EAR = (1 + r/n)^n – 1

Where:
– r is the stated annual interest rate (expressed as a decimal)
– n is the number of compounding periods per year

For example, if an investment offers a 6% stated annual rate with quarterly compounding (n = 4), the calculation would be:

EAR = (1 + 0.06/4)^4 – 1 = (1.015)^4 – 1 ≈ 6.14%

Instead of earning 6%, the actual return is slightly higher due to quarterly compounding. The difference becomes more pronounced with more frequent compounding, such as monthly or daily.

This calculation helps compare products with different compounding structures. A bond paying 5.5% semiannually will not yield the same return as a certificate of deposit offering 5.5% with monthly compounding. Even small differences in compounding frequency can lead to noticeable variations in returns over time.

Effects on Loans

Compounding significantly impacts the total amount a borrower repays. A loan may seem manageable based on its advertised rate, but the actual cost can be much higher depending on how interest accrues. Borrowers who focus only on the listed rate may underestimate their financial obligation, particularly with loans that compound frequently or include additional fees.

Mortgages illustrate this effect clearly. A home loan with monthly compounding results in a higher total repayment amount than one with annual compounding, even if both advertise the same nominal rate. This difference is especially noticeable in long-term loans, where small variations in compounding frequency add up over decades. Adjustable-rate mortgages (ARMs) further complicate matters, as their effective rate can change periodically, leading to unpredictable increases in monthly payments.

Credit cards are another area where borrowers often misjudge costs. Many cards apply interest daily, meaning balances grow faster than expected if not paid in full each month. Even a seemingly low stated annual percentage rate (APR) can translate into substantial interest charges when compounded frequently.
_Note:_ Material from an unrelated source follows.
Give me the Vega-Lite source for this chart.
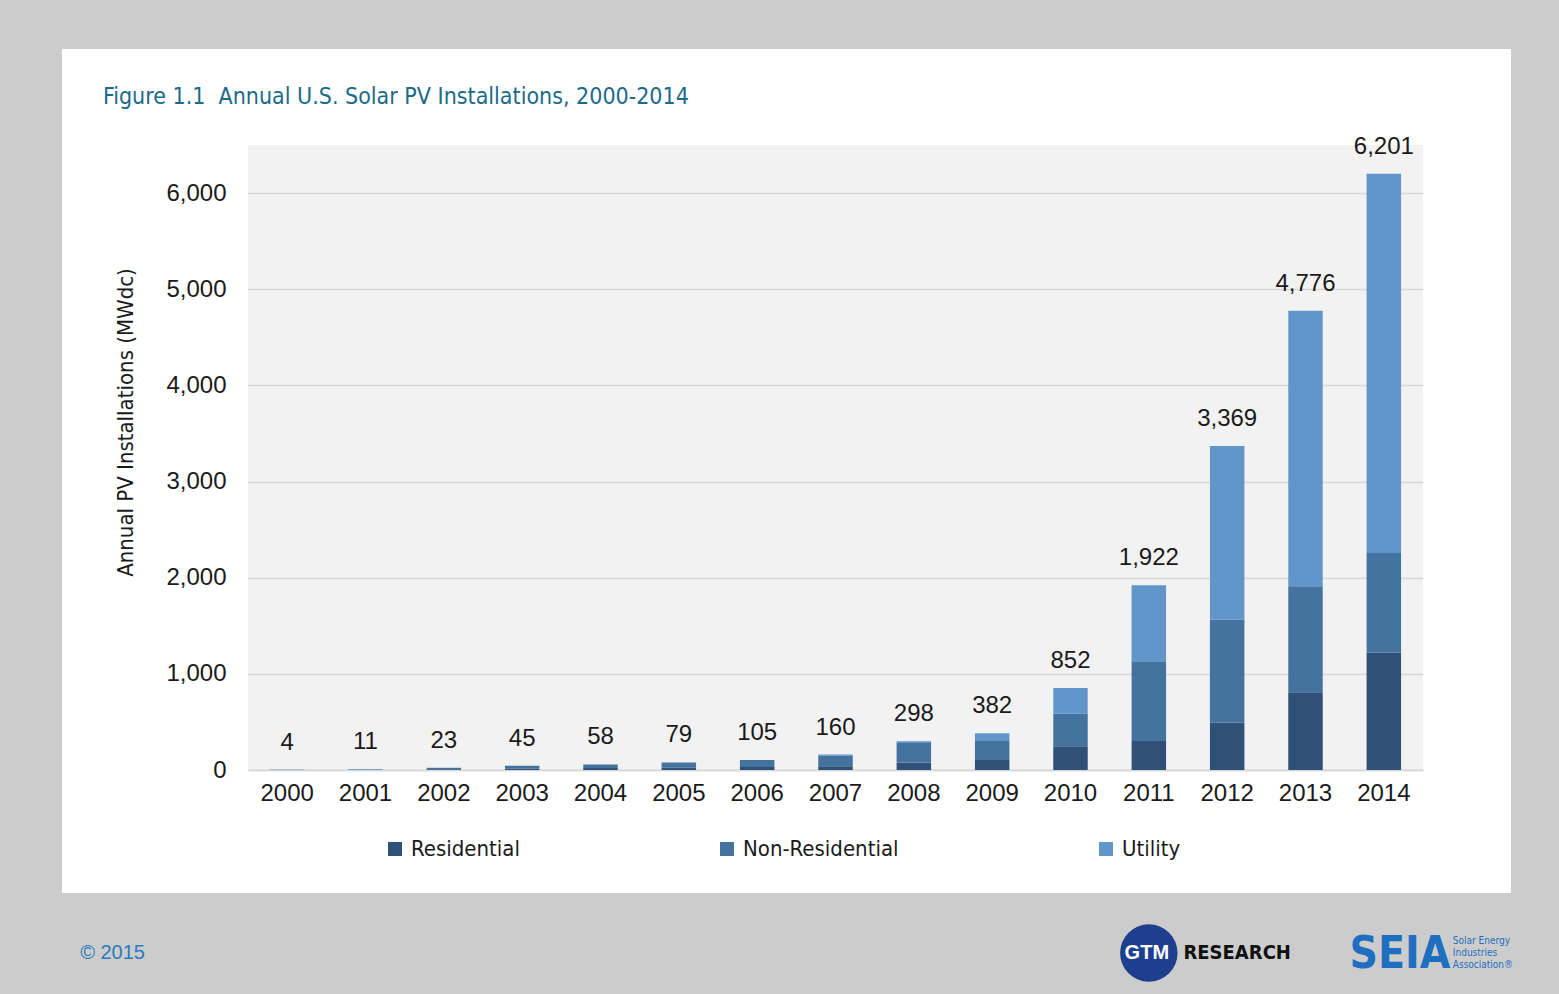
{
  "$schema": "https://vega.github.io/schema/vega-lite/v6.json",
  "autosize": "none",
  "width": 1449,
  "height": 844,
  "padding": {"left": 62, "top": 49, "right": 48, "bottom": 101},
  "background": "#cccccc",
  "config": {
    "view": {"fill": "white", "stroke": null},
    "axisX": {
      "offset": -123, "domain": true, "domainColor": "#d6d6d6", "domainWidth": 1.5,
      "ticks": false, "grid": false, "labelAngle": 0,
      "labelFont": "Liberation Sans", "labelFontSize": 24, "labelColor": "#1a1a1a", "labelPadding": 11
    },
    "axisY": {
      "offset": 0, "grid": true, "gridColor": "#e4e4e4", "gridWidth": 1.5,
      "ticks": false, "domain": false, "tickCount": 7, "format": ",d",
      "labelFont": "Liberation Sans", "labelFontSize": 24, "labelColor": "#1a1a1a", "labelPadding": -164,
      "titleFont": "'DejaVu Sans Condensed', 'Liberation Sans', sans-serif", "titleFontSize": 22, "titleFontWeight": "normal",
      "titleColor": "#1a1a1a", "titleX": 63, "titleY": 373, "titleAngle": 270,
      "titleAlign": "center", "titleBaseline": "middle"
    }
  },
  "title": {
    "text": "Figure 1.1\u00a0 Annual U.S. Solar PV Installations, 2000-2014",
    "anchor": "start",
    "frame": "group",
    "baseline": "top",
    "offset": 0,
    "dx": 41,
    "dy": 60,
    "font": "'DejaVu Sans Condensed', 'Liberation Sans', sans-serif",
    "fontSize": 23,
    "fontWeight": "normal",
    "color": "#1b6a8a"
  },
  "data": {
    "values": [
      {"year": "2000", "segment": "Residential", "mw": 1},
      {"year": "2000", "segment": "Non-Residential", "mw": 1},
      {"year": "2000", "segment": "Utility", "mw": 2},
      {"year": "2001", "segment": "Residential", "mw": 3},
      {"year": "2001", "segment": "Non-Residential", "mw": 3},
      {"year": "2001", "segment": "Utility", "mw": 5},
      {"year": "2002", "segment": "Residential", "mw": 9},
      {"year": "2002", "segment": "Non-Residential", "mw": 12},
      {"year": "2002", "segment": "Utility", "mw": 2},
      {"year": "2003", "segment": "Residential", "mw": 15},
      {"year": "2003", "segment": "Non-Residential", "mw": 28},
      {"year": "2003", "segment": "Utility", "mw": 2},
      {"year": "2004", "segment": "Residential", "mw": 21},
      {"year": "2004", "segment": "Non-Residential", "mw": 36},
      {"year": "2004", "segment": "Utility", "mw": 1},
      {"year": "2005", "segment": "Residential", "mw": 27},
      {"year": "2005", "segment": "Non-Residential", "mw": 52},
      {"year": "2005", "segment": "Utility", "mw": 0},
      {"year": "2006", "segment": "Residential", "mw": 30},
      {"year": "2006", "segment": "Non-Residential", "mw": 75},
      {"year": "2006", "segment": "Utility", "mw": 0},
      {"year": "2007", "segment": "Residential", "mw": 40},
      {"year": "2007", "segment": "Non-Residential", "mw": 110},
      {"year": "2007", "segment": "Utility", "mw": 10},
      {"year": "2008", "segment": "Residential", "mw": 78},
      {"year": "2008", "segment": "Non-Residential", "mw": 202},
      {"year": "2008", "segment": "Utility", "mw": 18},
      {"year": "2009", "segment": "Residential", "mw": 105},
      {"year": "2009", "segment": "Non-Residential", "mw": 197},
      {"year": "2009", "segment": "Utility", "mw": 80},
      {"year": "2010", "segment": "Residential", "mw": 246},
      {"year": "2010", "segment": "Non-Residential", "mw": 342},
      {"year": "2010", "segment": "Utility", "mw": 264},
      {"year": "2011", "segment": "Residential", "mw": 302},
      {"year": "2011", "segment": "Non-Residential", "mw": 830},
      {"year": "2011", "segment": "Utility", "mw": 790},
      {"year": "2012", "segment": "Residential", "mw": 493},
      {"year": "2012", "segment": "Non-Residential", "mw": 1069},
      {"year": "2012", "segment": "Utility", "mw": 1807},
      {"year": "2013", "segment": "Residential", "mw": 809},
      {"year": "2013", "segment": "Non-Residential", "mw": 1101},
      {"year": "2013", "segment": "Utility", "mw": 2866},
      {"year": "2014", "segment": "Residential", "mw": 1222},
      {"year": "2014", "segment": "Non-Residential", "mw": 1035},
      {"year": "2014", "segment": "Utility", "mw": 3944}
    ]
  },
  "layer": [
    {
      "transform": [{"filter": "datum.segment === 'Residential'"}],
      "mark": {"type": "bar", "color": "black", "opacity": 0.05},
      "encoding": {
        "x": {"field": "year", "type": "ordinal", "title": null,
              "scale": {"range": [186, 1361], "paddingInner": 0, "paddingOuter": 0}},
        "y": {"datum": 6500, "type": "quantitative", "title": "Annual PV Installations (MWdc)",
              "scale": {"domain": [0, 6500], "range": [721, 96], "nice": false}},
        "y2": {"datum": 0}
      }
    },
    {
      "transform": [{"stack": "mw", "groupby": ["year"], "as": ["y0", "y1"]}],
      "mark": {"type": "bar", "width": {"band": 0.44}},
      "encoding": {
        "x": {"field": "year", "type": "ordinal", "title": null},
        "y": {"field": "y1", "type": "quantitative", "title": "Annual PV Installations (MWdc)"},
        "y2": {"field": "y0"},
        "color": {
          "field": "segment", "type": "nominal",
          "scale": {"domain": ["Residential", "Non-Residential", "Utility"],
                    "range": ["#2f5077", "#44739f", "#6196cb"]},
          "legend": {
            "title": null, "orient": "none", "legendX": 322, "legendY": 789, "direction": "horizontal",
            "symbolType": "square", "symbolSize": 196, "symbolStrokeWidth": 0,
            "labelFont": "'DejaVu Sans Condensed', 'Liberation Sans', sans-serif", "labelFontSize": 22, "labelColor": "#1a1a1a",
            "labelOffset": 5, "columnPadding": 196, "padding": 0, "labelLimit": 0
          }
        }
      }
    },
    {
      "transform": [{"aggregate": [{"op": "sum", "field": "mw", "as": "total"}], "groupby": ["year"]}],
      "mark": {"type": "text", "baseline": "middle", "dy": -27, "font": "Liberation Sans", "fontSize": 24, "color": "#1a1a1a"},
      "encoding": {
        "x": {"field": "year", "type": "ordinal", "title": null},
        "y": {"field": "total", "type": "quantitative", "title": "Annual PV Installations (MWdc)"},
        "text": {"field": "total", "type": "quantitative", "format": ",d"}
      }
    },
    {
      "data": {"values": [{"label": "© 2015"}]},
      "mark": {"type": "text", "align": "left", "baseline": "middle", "dx": -207, "font": "Liberation Sans", "fontSize": 20, "color": "#2b7bbf"},
      "encoding": {
        "x": {"datum": "2000", "type": "ordinal", "title": null},
        "y": {"datum": -1903, "type": "quantitative", "title": "Annual PV Installations (MWdc)"},
        "text": {"field": "label"}
      }
    },
    {
      "data": {"values": [{"label": "GTM"}]},
      "mark": {"type": "point", "shape": "circle", "filled": true, "size": 3300, "color": "#1d3f8e", "opacity": 1, "dx": -3},
      "encoding": {
        "x": {"datum": "2011", "type": "ordinal", "title": null},
        "y": {"datum": -1903, "type": "quantitative", "title": "Annual PV Installations (MWdc)"}
      }
    },
    {
      "data": {"values": [{"label": "GTM"}]},
      "mark": {"type": "text", "align": "center", "baseline": "middle", "dx": -2, "font": "Liberation Sans", "fontWeight": "bold", "fontSize": 20, "color": "white"},
      "encoding": {
        "x": {"datum": "2011", "type": "ordinal", "title": null},
        "y": {"datum": -1903, "type": "quantitative", "title": "Annual PV Installations (MWdc)"},
        "text": {"field": "label"}
      }
    },
    {
      "data": {"values": [{"label": "RESEARCH"}]},
      "mark": {"type": "text", "align": "center", "baseline": "middle", "dx": 10, "font": "'DejaVu Sans Condensed', 'Liberation Sans', sans-serif", "fontWeight": "bold", "fontSize": 20, "color": "#111111"},
      "encoding": {
        "x": {"datum": "2012", "type": "ordinal", "title": null},
        "y": {"datum": -1903, "type": "quantitative", "title": "Annual PV Installations (MWdc)"},
        "text": {"field": "label"}
      }
    },
    {
      "data": {"values": [{"label": "SEIA"}]},
      "mark": {"type": "text", "align": "center", "baseline": "middle", "dx": 16, "dy": 2, "font": "'DejaVu Sans Condensed', 'Liberation Sans', sans-serif", "fontWeight": "bold", "fontSize": 44, "color": "#1f6fc0"},
      "encoding": {
        "x": {"datum": "2014", "type": "ordinal", "title": null},
        "y": {"datum": -1903, "type": "quantitative", "title": "Annual PV Installations (MWdc)"},
        "text": {"field": "label"}
      }
    },
    {
      "data": {"values": [{"label": "Solar Energy\nIndustries\nAssociation®"}]},
      "mark": {"type": "text", "align": "left", "baseline": "middle", "dx": 69, "dy": -12, "lineBreak": "\n", "lineHeight": 12, "font": "'DejaVu Sans Condensed', 'Liberation Sans', sans-serif", "fontSize": 10, "color": "#1f6fc0"},
      "encoding": {
        "x": {"datum": "2014", "type": "ordinal", "title": null},
        "y": {"datum": -1903, "type": "quantitative", "title": "Annual PV Installations (MWdc)"},
        "text": {"field": "label"}
      }
    }
  ]
}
Some lenders also use methods like the average daily balance to determine interest, further increasing the amount borrowers owe.

Effects on Investments

The effective rate also plays a key role in investment returns. Many financial products, including bonds, certificates of deposit (CDs), and annuities, advertise a stated rate that does not fully reflect actual earnings. The way returns are structured and compounded can significantly change long-term growth, particularly in tax-advantaged accounts like IRAs or 401(k)s.

Dividend-paying stocks highlight how reinvestment can enhance returns. When dividends are reinvested, they generate additional earnings that compound over time, effectively increasing the yield beyond the stated dividend rate. This is particularly relevant for investors using a dividend reinvestment plan (DRIP), where the effective return can substantially exceed the quoted yield. The same principle applies to mutual funds that automatically reinvest capital gains and dividends, leading to compounded growth that is often overlooked when evaluating performance based on the stated return.

Fixed-income investments such as municipal bonds or Treasury securities also demonstrate the impact of effective rates. A bond’s stated yield may not account for tax benefits, which can increase the after-tax return. Interest from municipal bonds is often exempt from federal income tax and, in some cases, state taxes, making the effective yield higher for investors in higher tax brackets.